Ike Jones, pioneering African-American film producer, dies at 84

LOS ANGELES — Ike Jones, a pioneering African-American film producer in the 1960s whose marriage to Swedish-born actress Inger Stevens was kept secret to avoid harming her career, died Oct. 5 in an assisted-living facility in Los Angeles. He was 84.

Jones had a stroke several months ago and also suffered from congestive heart failure, said his friend Ann Stone.

Before his stroke, he was living in a rented room. It was a mighty fall from the time when Jones, whose last major producing credit was on the 1978 TV miniseries “A Woman Called Moses” (with Cicely Tyson as Harriet Tubman), lived in Malibu and hobnobbed with Hollywood elite.

Still, into his 80s, he was developing projects in hopes of a comeback.

“It shows how indomitable this guy’s spirit was,” said David Bushman, a curator at the Paley Center for Media who wrote a book proposal about Jones’ life. “No matter what happened or how ill he got, he never stopped believing in the future.”

Isaac Lolette Jones was born Dec. 23, 1929, in Santa Monica, Calif. Little is known of his early life except that he was raised by his stepfather, who worked as a pig farmer.

Jones played football at Santa Monica High School and then at UCLA, where he played end and in 1952 was named to the All-Pacific Coast Conference team. He was drafted by the Green Bay Packers in 1953 but turned down the offer.

For Jones, football was only a means to an end — it helped put him through the university, where he was enrolled in film studies.

A 1952 article in Jet magazine said, “Handsome, personable, talented Isaac (Ike) Jones is determined to become the first Negro to crack the Hollywood motion picture industry from the production or executive ends.”

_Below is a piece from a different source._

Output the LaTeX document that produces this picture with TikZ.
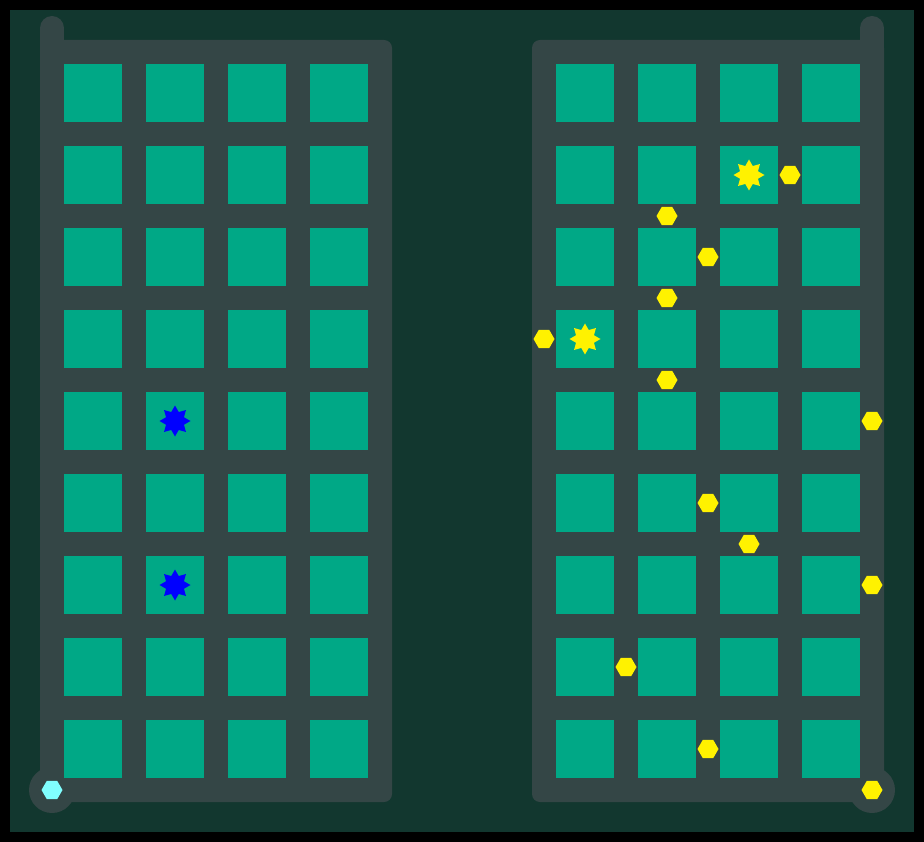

He went to work for production companies that oversaw projects for Harry Belafonte and Burt Lancaster, and he headed Nat King Cole’s Kell-Cole Productions that produced the singer’s highly successful live shows. For the rest of his life, Jones kept a photo of himself and Cole at the White House with President Lyndon Johnson.

In 1966 Jones was one of the producers of the film “A Man Called Adam.” Sammy Davis Jr. headed a cast that included Louis Armstrong. Jones said on several occasions that the movie marked the first time a black person produced an A-list picture.

Only Hollywood insiders knew that Jones and Stevens, who played the lead role in the mid-1960s television series “The Farmer’s Daughter,” were quietly married in Mexico in 1961. Because public knowledge of an interracial relationship could have ruined an acting career at the time, they went to great lengths to keep the marriage private.

“They would to go the airport, walk up to the counter and say, ‘When’s the next flight and where is it going?’” said Jones’ friend TV producer Bob Booker. “They would disappear for a week.”

The marriage was a tumultuous one, and during a period when they were estranged in 1970, Stevens died of an overdose in what was ruled a suicide.

By that time, Jones was involved with several business ventures, including a string of nursing homes, that turned out to be bad investments, and eventually he was in dire financial straits.

One of the films he tried to get underway in later years was based on his life.

“I told him the Ike and Inger story should be written before he died,” Booker said. “But nothing came together.”

Jones left no known immediate survivors.